Phyfe, Duncan (1768-1854)
Born in Scotland, Duncan Phyfe emigrated to America in 1784 before moving to Manhattan in 1790. He is best known for his French Empire and American Empire styles, but his styles also range from Federal to English Regency. Phyfe made few pieces of furniture, which included chairs, sofas, tables and sideboards, as most pieces were made by his workshop or by other cabinetmaking workshops. The lyre was a decorative motif favored by Phyfe and was included on numerous pieces of furniture. Reeding, another decorative element, can be found on almost every piece of Phyfe furniture.
Pottier & Stymus
The New York City firm of Auguste Pottier & William Stymus were elite furniture-makers and decorators catering to the wealthy class in the second half of the 19th century. Their clients included John D. Rockefeller, Henry Flagler, the Plaza hotel, and the White House. They produced a variety of large and richly carved furniture mostly in the Renaissance and Egyptian Revival styles. Furniture from Pottier & Stymus is frequently identified with the P & S stamp.
Randolph, Benjamin (1721-1791)
Working in Philadelphia as a fine cabinetmaker, Randolph’s furniture is characterized by its very elaborate and rich carving. He is sometimes referred to as ‘the Chippendale of colonial America’ for his exquisite examples of Chippendale-style furniture. One of his clients was Thomas Jefferson, for whom he made the lap desk on which Jefferson wrote the Declaration of Independence.
Roux, Alexander (1813-1886)
Working in New York City, French cabinetmaker Alexander Roux specialized in the Renaissance, Gothic, and Rococo Revival styles. Roux opened his furniture business in 1837 and was later joined by his brother Frederick and his son Alexander J. After moving to several locations throughout the city, Roux’s shop finally closed for business in 1898.

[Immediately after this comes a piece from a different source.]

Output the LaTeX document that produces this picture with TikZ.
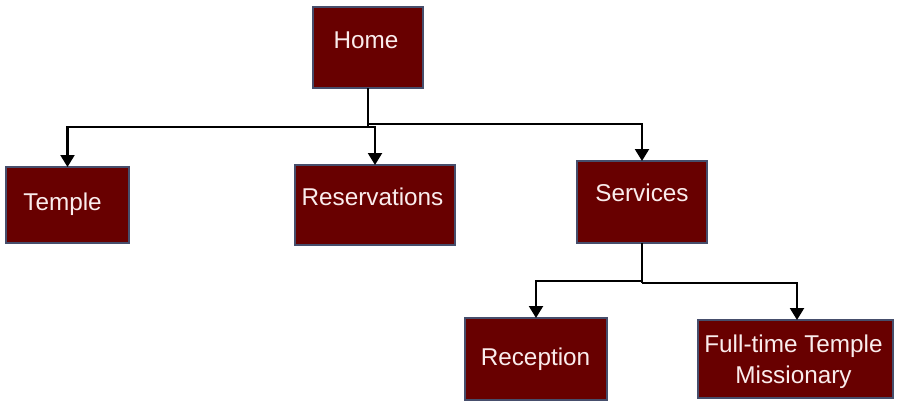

Savery, William (1721-1788)
William Savery was an outstanding Philadelphia chairmaker and cabinetmaker who worked in the Queen Anne and highly ornate Chippendale styles. Savery was known for his elaborate lowboys and highboys, as well as for some of his simple maple and mahogany chairs and chests-of-drawers. A Quaker working particularly for the Quaker trade, Savery produced some of the most sophisticated furniture in colonial America.
Seymour, John & Thomas
John Seymour (1738-1818) and his son Thomas (1771-1848) emigrated from England to Portland, Maine in 1785, then moved to Boston in 1794. They introduced to Boston the refinement of English standards of craftsmanship, veneer use, and neoclassical design. Characteristic features of their furniture include robin’s egg blue paint used on compartment interiors, inlaid pilaster forms, sliding tambour shutters, inlaid festoons on reeded tambour slides, and a lunette or half-ring pattern inlay on top edges and skirts.
Shaw, John (1745-1829)
John Shaw, an accomplished and prolific cabinetmaker, arrived in Annapolis, Maryland in 1763 and by 1770 had established himself as a cabinetmaker on Church Street. As an English-trained craftsman working in the Federal and Chippendale styles, he was known to use blocked feet on his furniture, which is so typical of English workmen. John Shaw is also known as one of the only southern cabinetmakers to use chestnut for the lining of drawers.
Spooner & Fitts
Located in Athol, Massachusetts, this rural shop produced elegant Federal furniture and Windsor chairs between 1808 and 1813. Alden Spooner (1784-1877) and George Fitts (1785-1866) were fastidious and incorporated inlay and ivory fittings into their graceful objects while producing fashionable furniture without proximity to an urban center, and as such, their products were remarkably stylish.
A Quaker family working in Newport, Rhode Island during the 18th and early 19th centuries, the Townsends are legends in Newport cabinetmaking. Job Townsend (1699-1765), the elder of the Townsend group, moved from Oyster Bay on Long Island to Newport in 1707 where he started his cabinetmaking shop. His son, John Townsend (1732-1809), continued in the family business and began an intimate working relationship with John Goddard, his cousin-in-law. Noted for its block-and-shell ornament, finely executed dove-tails, and use of high-quality mahogany, the Townsend-Goddard School, as it became known when the two families merged, produced some of the most revered and uniquely American designs of colonial American furniture.
Tufft, Thomas (1740-1788)
In late 18th century Philadelphia, Tufft was one of the city’s most prosperous cabinetmakers. While his shop was not as large or prolific as that of his contemporaries Benjamin Randolph and Thomas Affleck, his rank was likely that of their equal. Elegance, grace, and delicate carving characterize Thomas Tufft’s furniture. He typically chose a restrained opposing "C" scroll on the knees and a variation of this design can be seen on most of the objects attributed to his shop. . Tufft holds the record for Philadelphia furniture, the Edwards-Harrison Family pier table, when it sold at Christie’s for $4,620,000 (January 1990).
William Wayne had a cabinetmaking shop in Philadelphia during the late 18th century. His son joined him in the business, first as an apprentice and later as a partner. Working in the traditional Philadelphia practice, Wayne used only high-quality mahogany in his furniture.
Wooten, William S. (1835-1907)
An Indiana minister turned furniture maker, Wooten is well known for starting the Wooten Desk Company, which manufactured furniture for schools, offices and churches. In 1874, Wooten patented a group of elaborate walnut folding patent desks in the Renaissance Revival style with dozens of individual compartments for storage and organization. These desks were essentially miniature offices and came in four different grades---Ordinary, Standard, Extra and Superior---and could be ordered in three different sizes.